The flip side is the head scratcher of a down market, where no one wants to buy even though prices are marked down 10%, 25% or even 50% on rare occasions. If this were a department store the aisle would be overflowing with bargain hunters. Yet when it comes to investments no one wants to shop the markdown rack.
If you are feeling confident you should stop and think deeply about why. If you are feeling scared, then it is likely time to go shopping.
"That s**t’s bananas, YO."
That is my favorite line from Shaun T's Insanity workout videos. And that is how the stock market seems sometimes. Just plain crazy.
But like Insanity, if you stick with it you will reach your goals. It's not easy but it works.
Discipline is your friend.

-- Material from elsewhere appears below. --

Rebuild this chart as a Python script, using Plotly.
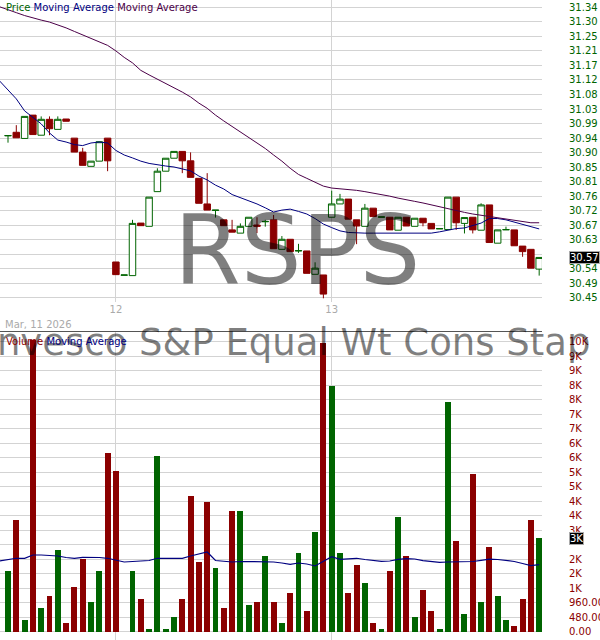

It keeps you doing things that are good for you, like going to the gym or saving a portion of each paycheck. It gives you a framework for living so you won’t panic if something goes awry. It gives you direction so you will stay on track in all your endeavors.
The armed forces instill discipline to be sure each new recruit will work with the team and be effective even in life and death situations.
You can become more disciplined simply by practicing. Today you can skip the doughnut and have a salad instead. Today you can put an extra $5 in your savings account. Today you can take the stairs rather than the elevator, Practice, practice, practice. Then it becomes natural, a part of who you are.